Bei seinen Forschungen stiess er ausserdem immer wieder auf hart­näckige Mythen – etwa dass Windenergieanlagen massenhaft Vögel töten. Tatsächlich schätzt der Naturschutzbund Deutschland, dass bundesweit jedes Jahr rund 100.000 Vögel durch Kollisionen mit Windrädern sterben. Zum Vergleich: Durch Katzen sterben laut Schätzungen bis zu 60 Millionen Vögel, durch Zusammenstösse mit Glasscheiben bis zu 115 Millionen Vögel pro Jahr. Dass Windenergieanlagen eine grosse Gefahr für Vögel seien, sieht Puck angesichts der Zahlen als kein gutes Argument gegen mehr Windkraft.

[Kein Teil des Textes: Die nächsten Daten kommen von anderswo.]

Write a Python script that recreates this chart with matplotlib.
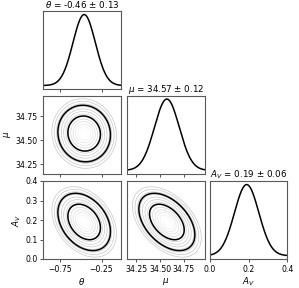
import numpy as np
import matplotlib.pyplot as plt
from matplotlib.colors import LinearSegmentedColormap

# posterior summary
labels = [r"$\theta$", r"$\mu$", r"$A_V$"]
means = [-0.46, 34.57, 0.19]
sigmas = [0.13, 0.12, 0.06]
# widths of the drawn marginal curves (a bit broader than the quoted errors)
curve_sigmas = [0.135, 0.13, 0.063]
# correlations for (theta, mu), (theta, Av), (mu, Av)
corr = {(1, 0): -0.05, (2, 0): -0.33, (2, 1): -0.45}
limits = [(-0.955, -0.02), (34.155, 34.965), (0.0, 0.4)]
ticks = [[-0.75, -0.25], [34.25, 34.50, 34.75], [0.0, 0.2, 0.4]]
yticks_av = [0.0, 0.1, 0.2, 0.3, 0.4]

W, H = 299, 288
fig = plt.figure(figsize=(W / 100, H / 100), dpi=100)
plt.rcParams['font.size'] = 5.5

col_left = [43.3, 127.3, 210.0]
row_top = [11.0, 95.5, 181.0]
pw, ph = 77.2, 78.0

gray_cmap = LinearSegmentedColormap.from_list("g", ["0.78", "0.82", "0.88", "1.0"])

# gray contour radii (in sigma units) and the two black credible levels
gray_r = np.arange(0.15, 3.1, 0.22)
gray_levels = np.sort(np.exp(-0.5 * gray_r ** 2))
black_levels = [np.exp(-5.99 / 2), np.exp(-2.30 / 2)]


def make_ax(i, j):
    x0 = col_left[j] / W
    y0 = 1 - (row_top[i] + ph) / H
    ax = fig.add_axes([x0, y0, pw / W, ph / H])
    for s in ax.spines.values():
        s.set_color("0.35")
        s.set_linewidth(0.8)
    ax.tick_params(length=2.5, width=0.6, pad=1.5, labelsize=5.6, color="0.2")
    return ax


n = len(means)
for i in range(n):
    for j in range(n):
        if j > i:
            continue
        ax = make_ax(i, j)
        ax.set_xlim(limits[j])
        ax.set_xticks(ticks[j])
        if i == j:
            x = np.linspace(limits[j][0], limits[j][1], 300)
            y = np.exp(-0.5 * ((x - means[j]) / curve_sigmas[j]) ** 2)
            ax.plot(x, y, color="k", lw=1.1)
            ax.set_xlim(limits[j])
            ax.set_yticks([])
            ax.set_title(f"{labels[j]} = {means[j]:.2f} ± {sigmas[j]:.2f}",
                         fontsize=6.3, pad=2)
        else:
            x = np.linspace(limits[j][0], limits[j][1], 200)
            y = np.linspace(limits[i][0], limits[i][1], 200)
            X, Y = np.meshgrid(x, y)
            r = corr[(i, j)]
            u = (X - means[j]) / sigmas[j]
            v = (Y - means[i]) / sigmas[i]
            q = (u ** 2 - 2 * r * u * v + v ** 2) / (1 - r ** 2)
            Z = np.exp(-0.5 * q)
            ax.contour(X, Y, Z, levels=gray_levels, cmap=gray_cmap, linewidths=0.5)
            ax.contour(X, Y, Z, levels=black_levels, colors="k", linewidths=1.1)
            ax.set_ylim(limits[i])
            if i == 2:
                ax.set_yticks(yticks_av)
            else:
                ax.set_yticks(ticks[i])
            if j == 0:
                ax.set_ylabel(labels[i], fontsize=6.3, labelpad=2)
            else:
                ax.set_yticklabels([])
                ax.tick_params(axis="y", length=0)
        if i == n - 1:
            ax.set_xlabel(labels[j], fontsize=6.3, labelpad=1.5)
        else:
            ax.set_xticklabels([])

fig.savefig("out.png", dpi=100)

Ein dritter Grund, warum Puck das Thema interessiert, ist die mangelnde Kommunikation zwischen den verschiedenen Akteuren der Energiebranche – von Öl- und Gaskonzernen bis zu grünen Start-ups. „Die Leute, die grüne Energie machen, wissen häufig gar nicht, wie sehr ihr Geschäft eigentlich von Öl und Gas abhängt“, sagt er. Diese Zusammenhänge zu entwirren und verständlich zu machen treibt ihn bis heute an.

Am Ende unseres Gesprächs nimmt sich Puck noch mal selbst bei der Nase: „Obwohl ich mich beruflich intensiv mit dem Thema auseinandersetze, erwische ich mich manchmal dabei, wie ich nicht auf meinen Energieverbrauch achte“, sagt er. Genau damit unterstreicht er aber seinen Punkt: Es gebe mit relativ kleinen Schritten viel Spielraum, den eigenen CO2-Fuss­abdruck zu senken – für Konsumenten und Unternehmen. Das kann damit anfangen, Energiesparlampen zu installieren, für die Fahrt ins Büro auf den öffentlichen Verkehr oder Carpooling umzusteigen oder Haushaltsgeräte nicht in den Stosszeiten zu verwenden. Oft sparen diese Massnahmen nicht nur Energie, sondern auch Geld. Puck: „Wenn wir alle ein bisschen reflektierter mit unserer Energie umgehen, können wir viel erreichen.“

Jonas Puck ist Professor an der WU Wien und akademischer Leiter des MBA Energy Management an der WU Executive Academy. Der gebürtige Deutsche forschte und lehrte unter anderem in den USA, China und Russland; er beriet Unternehmen wie Shell, OMV und Siemens und gründete die Beratungsfirma Intior GmbH mit.